## Stated problem:
Only the lines from the line containing "Emit a Python" through the line containing "row_1140 = [_, _, _, 3, 2, _, _, _, _, _]" should be reproduced, please, with no pictures.

## Data:
__________

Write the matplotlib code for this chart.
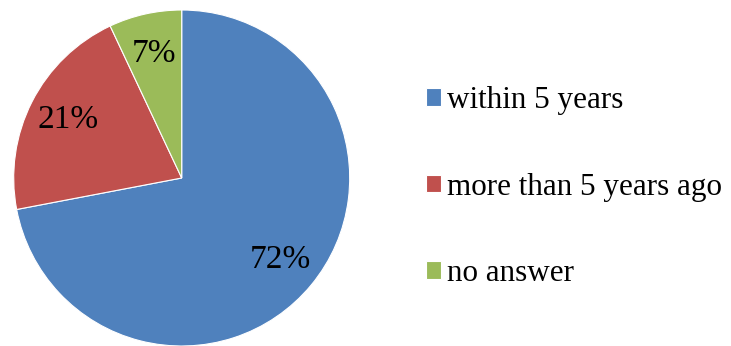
import matplotlib.pyplot as plt

# data
labels = ['within 5 years', 'more than 5 years ago', 'no answer']
shares = [72, 21, 7]
colors = ['#4F81BD', '#C0504D', '#9BBB59']

plt.rcParams['font.family'] = ['Liberation Serif', 'DejaVu Serif']

W, H = 731, 346
fig = plt.figure(figsize=(W / 100, H / 100), dpi=100)

# pie centre ~ (181.7, 178) px, radius ~168 px
cx, cy, r = 181.7, 178, 168
ax = fig.add_axes([(cx - r) / W, (H - cy - r) / H, 2 * r / W, 2 * r / H])

wedges, texts, autotexts = ax.pie(
    shares, colors=colors, startangle=90, counterclock=False,
    autopct='%1.0f%%', pctdistance=0.76,
    wedgeprops=dict(edgecolor='white', linewidth=0.8),
    textprops=dict(fontsize=24, color='black'))
ax.set_xlim(-1, 1)
ax.set_ylim(-1, 1)

fig.legend(wedges, labels, loc='center left',
           bbox_to_anchor=(426 / W, (H - 187) / H),
           frameon=False, fontsize=22.4, borderpad=0, borderaxespad=0,
           handlelength=0.48, handleheight=0.48, handletextpad=0.2,
           labelspacing=1.85)

plt.savefig('out.png', dpi=100)
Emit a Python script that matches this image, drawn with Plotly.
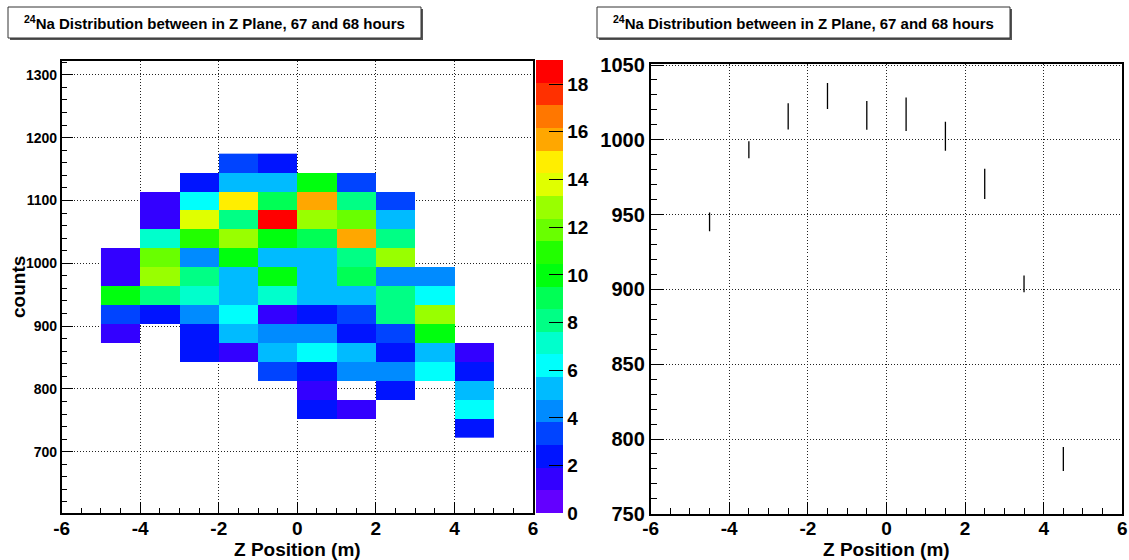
import colorsys
import numpy as np
import plotly.graph_objects as go

W, H = 1129, 560

# ---- 2D histogram: Z position bins (m) vs counts bins ----
z_bins = [-4.5, -3.5, -2.5, -1.5, -0.5, 0.5, 1.5, 2.5, 3.5, 4.5]
count_bin_lo = 723.0
count_bin_width = 30.1
n_count_bins = 15

_ = None
# rows from the lowest counts bin upward, columns follow z_bins
row_720 = [_, _, _, _, _, _, _, _, _, 2]
row_750 = [_, _, _, _, _, 2, 1, _, _, 6]
row_780 = [_, _, _, _, _, 1, _, 2, _, 5]
row_810 = [_, _, _, _, 3, 2, 4, 4, 6, 2]
row_840 = [_, _, 2, 1, 5, 6, 5, 2, 5, 1]
row_870 = [1, _, 2, 5, 4, 4, 2, 3, 10, _]
row_900 = [3, 2, 4, 6, 1, 2, 3, 8, 13, _]
row_930 = [10, 8, 7, 5, 7, 5, 5, 8, 6, _]
row_960 = [1, 13, 8, 5, 10, 5, 9, 4, 4, _]
row_990 = [1, 12, 4, 10, 5, 5, 8, 13, _, _]
row_1020 = [_, 7, 11, 13, 10, 9, 16, 8, _, _]
row_1050 = [_, 1, 14, 8, 19, 13, 12, 5, _, _]
row_1080 = [_, 1, 6, 15, 9, 16, 8, 3, _, _]
row_1110 = [_, _, 2, 5, 5, 10, 3, _, _, _]
row_1140 = [_, _, _, 3, 2, _, _, _, _, _]

hist_rows = [row_720, row_750, row_780, row_810, row_840, row_870, row_900,
             row_930, row_960, row_990, row_1020, row_1050, row_1080,
             row_1110, row_1140]

# ---- profile: mean counts per Z bin with its error ----
prof_z = [-4.5, -3.5, -2.5, -1.5, -0.5, 0.5, 1.5, 2.5, 3.5, 4.5]
prof_mean = [945.1, 993.4, 1015.6, 1029.3, 1016.3, 1017.0, 1002.3, 970.5, 903.7, 786.6]
prof_err = [6.3, 5.7, 8.8, 8.7, 9.6, 11.2, 9.7, 10.1, 5.6, 8.0]

z_ticks = [-6, -4, -2, 0, 2, 4, 6]
z_tick_text = ["-6", "-4", "-2", "0", "2", "4", "6"]

title_text = "<b><sup>24</sup>Na Distribution between in Z Plane, 67 and 68 hours</b>"

# ---- rainbow palette with 20 contour bands (violet -> red) ----
ZMAX = 19.0
N_LEVELS = 20
N_PALETTE = 50


def palette_color(i):
    hue = 280.0 - (i + 1) * (280.0 / N_PALETTE)
    r, g, b = colorsys.hls_to_rgb(hue / 360.0, 0.5, 1.0)
    return "rgb(%d,%d,%d)" % (round(r * 255), round(g * 255), round(b * 255))


colorscale = []
for k in range(N_LEVELS):
    c = palette_color(min(int((k + 0.99) * N_PALETTE / N_LEVELS), N_PALETTE - 1))
    colorscale.append([k / N_LEVELS, c])
    colorscale.append([(k + 1) / N_LEVELS, c])

count_centers = count_bin_lo + count_bin_width * (np.arange(n_count_bins) + 0.5)

z = [[np.nan if v is None else v for v in row] for row in hist_rows]


def px_x(p):
    return p / W


def px_y(p):
    return (H - p) / H


FONT = "Liberation Sans, Arial, Helvetica, sans-serif"

fig = go.Figure()

fig.add_trace(go.Heatmap(
    x=z_bins, y=count_centers, z=z,
    zmin=0, zmax=ZMAX, colorscale=colorscale, xgap=0, ygap=0,
    hoverongaps=False,
    colorbar=dict(
        x=px_x(535.7), xanchor="left", xpad=0,
        y=px_y(513.3), yanchor="bottom", ypad=0,
        len=452.6, lenmode="pixels",
        thickness=26.6, thicknessmode="pixels",
        outlinewidth=0,
        tickmode="array", tickvals=list(range(0, 19, 2)),
        ticks="inside", ticklen=14, tickwidth=1, tickcolor="black",
        tickfont=dict(family=FONT, size=19, color="black", weight="bold"),
    ),
    xaxis="x", yaxis="y",
))

fig.add_trace(go.Scatter(
    x=prof_z, y=prof_mean, mode="markers",
    marker=dict(size=1, color="black", opacity=0),
    error_y=dict(type="data", array=prof_err, visible=True,
                 color="black", thickness=1.3, width=0),
    xaxis="x2", yaxis="y2", showlegend=False,
))

grid_common = dict(showgrid=True, gridcolor="#222222", gridwidth=1, griddash="1px,2px",
                   zeroline=False, showline=True, linecolor="black", linewidth=1.5,
                   mirror=True, ticks="inside", tickcolor="black", tickwidth=1,
                   automargin=False, layer="above traces")

xaxis_common = dict(grid_common, range=[-6, 6], tickmode="array",
                    tickvals=z_ticks, ticktext=["<b>%s</b>" % t for t in z_tick_text],
                    ticklen=12, ticklabelstandoff=-3,
                    minor=dict(dtick=0.5, tick0=0, ticklen=6, ticks="inside",
                               tickcolor="black", showgrid=False),
                    tickfont=dict(family=FONT, size=19, color="black", weight="bold"))

fig.update_layout(
    width=W, height=H, autosize=False,
    margin=dict(l=0, r=0, t=0, b=0, pad=0),
    paper_bgcolor="white", plot_bgcolor="white",
    showlegend=False,
    xaxis=dict(xaxis_common, domain=[px_x(61.7), px_x(533)], anchor="y"),
    yaxis=dict(grid_common, domain=[px_y(513.3), px_y(61)], anchor="x",
               range=[602, 1322], dtick=100, tick0=0, ticklen=12,
               minor=dict(dtick=20, tick0=0, ticklen=6, ticks="inside",
                          tickcolor="black", showgrid=False),
               tickfont=dict(family=FONT, size=14, color="black", weight="bold")),
    xaxis2=dict(xaxis_common, domain=[px_x(650.6), px_x(1122.3)], anchor="y2"),
    yaxis2=dict(grid_common, domain=[px_y(513.8), px_y(63.5)], anchor="x2",
                range=[750, 1051], dtick=50, tick0=0, ticklen=14,
                minor=dict(dtick=10, tick0=0, ticklen=7, ticks="inside",
                           tickcolor="black", showgrid=False),
                tickfont=dict(family=FONT, size=20, color="black", weight="bold")),
)

# title panes with a drop shadow
shapes = []
annotations = []
for x0, x1 in [(8, 421), (597, 1010)]:
    shapes.append(dict(type="rect", xref="paper", yref="paper",
                       x0=px_x(x0 + 2), x1=px_x(x1 + 2), y0=px_y(40), y1=px_y(9),
                       fillcolor="#555555", line=dict(width=0), layer="above"))
    shapes.append(dict(type="rect", xref="paper", yref="paper",
                       x0=px_x(x0), x1=px_x(x1), y0=px_y(38), y1=px_y(7),
                       fillcolor="white", line=dict(color="#333333", width=1),
                       layer="above"))
    annotations.append(dict(text=title_text, xref="paper", yref="paper",
                            x=px_x((x0 + x1) / 2), y=px_y(23),
                            xanchor="center", yanchor="middle", showarrow=False,
                            font=dict(family=FONT, size=15, color="black")))

for xc in [(61.7 + 533) / 2, (650.6 + 1122.3) / 2]:
    annotations.append(dict(text="<b>Z Position (m)</b>", xref="paper", yref="paper",
                            x=px_x(xc), y=px_y(549), xanchor="center", yanchor="middle",
                            showarrow=False,
                            font=dict(family=FONT, size=19, color="black")))

annotations.append(dict(text="<b>counts</b>", xref="paper", yref="paper",
                        x=px_x(18), y=px_y(287), xanchor="center", yanchor="middle",
                        textangle=-90, showarrow=False,
                        font=dict(family=FONT, size=19, color="black")))

fig.update_layout(shapes=shapes, annotations=annotations)

fig.write_html("out.html")
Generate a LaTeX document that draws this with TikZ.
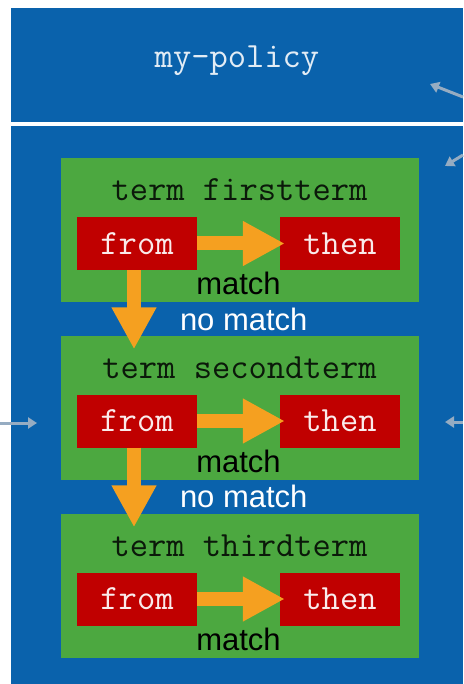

__________

## Full answer:
Emit a Python script that matches this image, drawn with Plotly.
import colorsys
import numpy as np
import plotly.graph_objects as go

W, H = 1129, 560

# ---- 2D histogram: Z position bins (m) vs counts bins ----
z_bins = [-4.5, -3.5, -2.5, -1.5, -0.5, 0.5, 1.5, 2.5, 3.5, 4.5]
count_bin_lo = 723.0
count_bin_width = 30.1
n_count_bins = 15

_ = None
# rows from the lowest counts bin upward, columns follow z_bins
row_720 = [_, _, _, _, _, _, _, _, _, 2]
row_750 = [_, _, _, _, _, 2, 1, _, _, 6]
row_780 = [_, _, _, _, _, 1, _, 2, _, 5]
row_810 = [_, _, _, _, 3, 2, 4, 4, 6, 2]
row_840 = [_, _, 2, 1, 5, 6, 5, 2, 5, 1]
row_870 = [1, _, 2, 5, 4, 4, 2, 3, 10, _]
row_900 = [3, 2, 4, 6, 1, 2, 3, 8, 13, _]
row_930 = [10, 8, 7, 5, 7, 5, 5, 8, 6, _]
row_960 = [1, 13, 8, 5, 10, 5, 9, 4, 4, _]
row_990 = [1, 12, 4, 10, 5, 5, 8, 13, _, _]
row_1020 = [_, 7, 11, 13, 10, 9, 16, 8, _, _]
row_1050 = [_, 1, 14, 8, 19, 13, 12, 5, _, _]
row_1080 = [_, 1, 6, 15, 9, 16, 8, 3, _, _]
row_1110 = [_, _, 2, 5, 5, 10, 3, _, _, _]
row_1140 = [_, _, _, 3, 2, _, _, _, _, _]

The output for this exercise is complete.